**Exercise materials:**
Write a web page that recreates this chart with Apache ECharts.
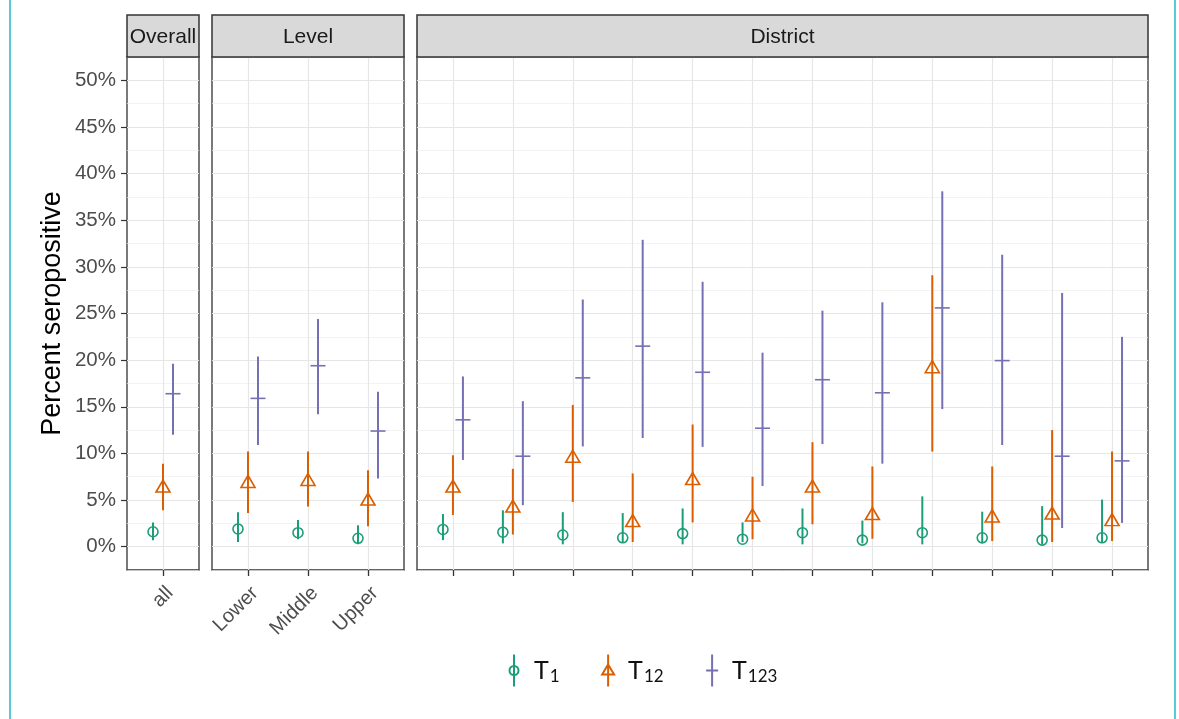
<!DOCTYPE html>
<html>
<head>
<meta charset="utf-8">
<script src="https://cdn.jsdelivr.net/npm/echarts@6/dist/echarts.min.js"></script>
<style>html,body{margin:0;padding:0;background:#fff;}#c{width:1179px;height:719px;}</style>
</head>
<body>
<div id="c"></div>
<script>
// ---- data (percent) ----
const overallCats = ['all'];
const levelCats = ['Lower', 'Middle', 'Upper'];
const districtCats = ['', '', '', '', '', '', '', '', '', '', '', ''];
const panelTitles = ['Overall', 'Level', 'District'];
const yTicks = [0, 5, 10, 15, 20, 25, 30, 35, 40, 45, 50];
const seriesNames = ['T1', 'T12', 'T123'];

const overallT1 = [1.6];   const overallT1Lo = [0.7];   const overallT1Hi = [2.6];
const overallT12 = [6.5];  const overallT12Lo = [3.9];  const overallT12Hi = [8.9];
const overallT123 = [16.4]; const overallT123Lo = [12.0]; const overallT123Hi = [19.6];

const levelT1 = [1.9, 1.5, 0.9];     const levelT1Lo = [0.5, 0.8, 0.25];   const levelT1Hi = [3.7, 2.85, 2.3];
const levelT12 = [7.0, 7.2, 5.1];    const levelT12Lo = [3.6, 4.3, 2.2];   const levelT12Hi = [10.2, 10.2, 8.2];
const levelT123 = [15.9, 19.4, 12.4]; const levelT123Lo = [10.9, 14.2, 7.3]; const levelT123Hi = [20.4, 24.4, 16.6];

const districtT1 = [1.85, 1.55, 1.25, 0.95, 1.4, 0.8, 1.5, 0.7, 1.5, 0.95, 0.7, 0.95];
const districtT1Lo = [0.7, 0.35, 0.25, 0.4, 0.25, 0.5, 0.25, 0.35, 0.25, 0.35, 0.25, 0.4];
const districtT1Hi = [3.5, 3.9, 3.7, 3.6, 4.1, 2.6, 4.1, 2.8, 5.4, 3.75, 4.35, 5.05];
const districtT12 = [6.5, 4.35, 9.7, 2.8, 7.3, 3.4, 6.5, 3.55, 19.3, 3.3, 3.6, 2.9];
const districtT12Lo = [3.4, 1.3, 4.8, 0.5, 2.6, 0.8, 2.4, 0.85, 10.2, 0.6, 0.5, 0.6];
const districtT12Hi = [9.8, 8.35, 15.2, 7.85, 13.1, 7.5, 11.2, 8.6, 29.1, 8.6, 12.5, 10.2];
const districtT123 = [13.6, 9.7, 18.1, 21.5, 18.7, 12.7, 17.9, 16.5, 25.6, 19.95, 9.7, 9.2];
const districtT123Lo = [9.3, 4.45, 10.75, 11.65, 10.7, 6.5, 11.0, 8.9, 14.75, 10.9, 2.0, 2.55];
const districtT123Hi = [18.25, 15.6, 26.5, 32.9, 28.4, 20.8, 25.3, 26.2, 38.1, 31.3, 27.2, 22.5];

// ---- styling / layout ----
const colors = ['#1b9e77', '#d95f02', '#7570b3'];
const dodge = [-1 / 6, 0, 1 / 6];
const grids = [
  { left: 127, top: 57, width: 72, height: 513 },
  { left: 212, top: 57, width: 192, height: 513 },
  { left: 417, top: 57, width: 731, height: 513 }
];
const panels = [
  { cats: overallCats, vals: [[overallT1, overallT1Lo, overallT1Hi], [overallT12, overallT12Lo, overallT12Hi], [overallT123, overallT123Lo, overallT123Hi]] },
  { cats: levelCats, vals: [[levelT1, levelT1Lo, levelT1Hi], [levelT12, levelT12Lo, levelT12Hi], [levelT123, levelT123Lo, levelT123Hi]] },
  { cats: districtCats, vals: [[districtT1, districtT1Lo, districtT1Hi], [districtT12, districtT12Lo, districtT12Hi], [districtT123, districtT123Lo, districtT123Hi]] }
];

const font = 'Liberation Sans, Arial, sans-serif';
const gridLineColor = '#e6e6e6';
const xAxes = [], yAxes = [], series = [], graphics = [];

panels.forEach((p, gi) => {
  const n = p.cats.length;
  const idx = p.cats.map((c, i) => i + 1);
  xAxes.push({
    type: 'value', gridIndex: gi, min: 0.4, max: n + 0.6, position: 'bottom',
    axisLine: { show: false, onZero: false },
    axisTick: { show: true, customValues: idx, length: 6, lineStyle: { color: '#333', width: 1.3 } },
    axisLabel: { show: true, customValues: idx, rotate: 45, margin: 13, verticalAlign: 'top', align: 'right',
      fontSize: 20, color: '#4d4d4d', fontFamily: font,
      formatter: v => p.cats[Math.round(v) - 1] },
    splitLine: { show: true, lineStyle: { color: gridLineColor, width: 1.2 } }
  });
  // major y axis
  yAxes.push({
    type: 'value', gridIndex: gi, min: -2.5, max: 52.5,
    name: gi === 0 ? 'Percent seropositive' : '',
    nameLocation: 'middle', nameGap: 61, nameTextStyle: { fontSize: 27, color: '#000', fontFamily: font },
    axisLine: { show: false, onZero: false },
    axisTick: { show: gi === 0, customValues: yTicks, length: 6, lineStyle: { color: '#333', width: 1.2 } },
    axisLabel: { show: gi === 0, customValues: yTicks, margin: 11, fontSize: 20.5, color: '#4d4d4d', fontFamily: font,
      formatter: v => v + '%' },
    splitLine: { show: true, lineStyle: { color: gridLineColor, width: 1.2 } },
    z: 1
  });
  // minor y grid
  yAxes.push({
    type: 'value', gridIndex: gi, min: -2.5, max: 52.5, interval: 2.5,
    axisLine: { show: false, onZero: false }, axisTick: { show: false }, axisLabel: { show: false },
    splitLine: { show: true, lineStyle: { color: '#eeeeee', width: 0.7 } },
    z: 0
  });
  p.vals.forEach((v, k) => {
    const [est, lo, hi] = v;
    const color = colors[k];
    series.push({
      name: seriesNames[k], type: 'custom', xAxisIndex: gi, yAxisIndex: gi * 2,
      encode: { x: 0, y: [1, 2] },
      data: est.map((e, i) => [i + 1 + dodge[k], lo[i], hi[i]]),
      renderItem: (params, api) => {
        const a = api.coord([api.value(0), api.value(1)]);
        const b = api.coord([api.value(0), api.value(2)]);
        return { type: 'line', shape: { x1: a[0], y1: a[1], x2: b[0], y2: b[1] }, style: { stroke: color, lineWidth: 2 } };
      },
      z: 3
    });
    const sym = k === 0 ? { symbol: 'circle', symbolSize: 10, itemStyle: { color: 'rgba(0,0,0,0)', borderColor: color, borderWidth: 1.6, opacity: 1 } }
      : k === 1 ? { symbol: 'triangle', symbolSize: [14, 12], itemStyle: { color: 'rgba(0,0,0,0)', borderColor: color, borderWidth: 1.6, opacity: 1 } }
      : { symbol: 'rect', symbolSize: [15, 1.6], itemStyle: { color: color, opacity: 1 } };
    series.push(Object.assign({
      name: seriesNames[k], type: 'scatter', xAxisIndex: gi, yAxisIndex: gi * 2,
      data: est.map((e, i) => [i + 1 + dodge[k], e]),
      z: 4, silent: true
    }, sym));
  });
  const g = grids[gi];
  graphics.push({
    type: 'rect', shape: { x: g.left, y: 15, width: g.width, height: 42 },
    style: { fill: '#d9d9d9', stroke: '#333', lineWidth: 1.5 }, z: 10
  });
  graphics.push({
    type: 'text', x: g.left + g.width / 2, y: 37,
    style: { text: panelTitles[gi], fill: '#1a1a1a', font: '21px ' + font, textAlign: 'center', textVerticalAlign: 'middle' }, z: 11
  });
});
graphics.push({ type: 'line', shape: { x1: 10, y1: 0, x2: 10, y2: 719 }, style: { stroke: '#5cc8d8', lineWidth: 2 } });
graphics.push({ type: 'line', shape: { x1: 1175, y1: 0, x2: 1175, y2: 719 }, style: { stroke: '#5cc8d8', lineWidth: 2 } });

const legendIcons = [
  'path://M6 0L6 32M10.5 16A4.5 4.5 0 1 1 1.5 16A4.5 4.5 0 1 1 10.5 16',
  'path://M6 0L6 32M6 10L12 20L0 20Z',
  'path://M6 0L6 32M0 16L12 16'
];

const option = {
  backgroundColor: '#ffffff',
  animation: false,
  grid: grids.map(g => Object.assign({ show: true, borderColor: '#333', borderWidth: 1.3, backgroundColor: 'transparent', containLabel: false }, g)),
  xAxis: xAxes,
  yAxis: yAxes,
  series: series,
  graphic: graphics,
  legend: {
    left: 502, top: 647, orient: 'horizontal', itemWidth: 20, itemHeight: 32, itemGap: 40,
    data: seriesNames.map((nm, k) => ({ name: nm, icon: legendIcons[k],
      itemStyle: { color: 'none', borderColor: colors[k], borderWidth: 2 } })),
    formatter: nm => '{t|T}{s|' + nm.slice(1) + '}',
    textStyle: {
      padding: [0, 0, 0, 5],
      rich: {
        t: { fontSize: 25, fontFamily: 'Lato', color: '#111' },
        s: { fontSize: 17, fontFamily: 'Lato', color: '#111', padding: [12, 0, 0, 1] }
      }
    }
  }
};
const chart = echarts.init(document.getElementById('c'), null, { renderer: 'canvas' });
chart.setOption(option);
</script>
</body>
</html>
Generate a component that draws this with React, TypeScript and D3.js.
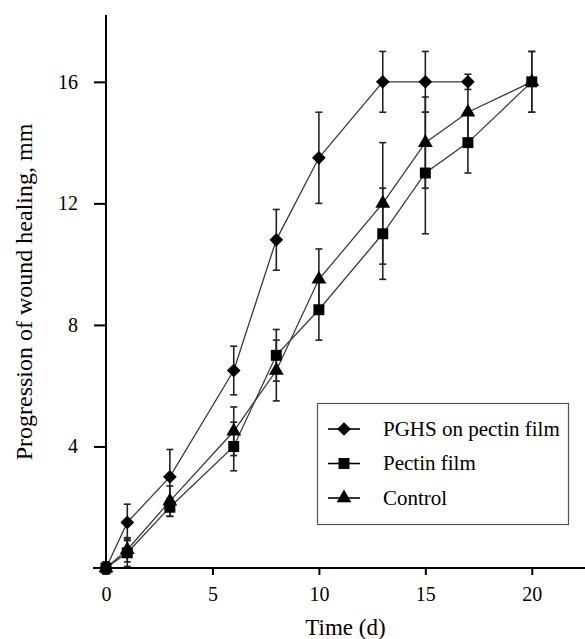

**What you will do:** Show all lines in the entries above where the string "that" appears.

**Task solution:**
Write a web page that recreates this chart with Apache ECharts.
Generate a component that draws this with React, TypeScript and D3.js.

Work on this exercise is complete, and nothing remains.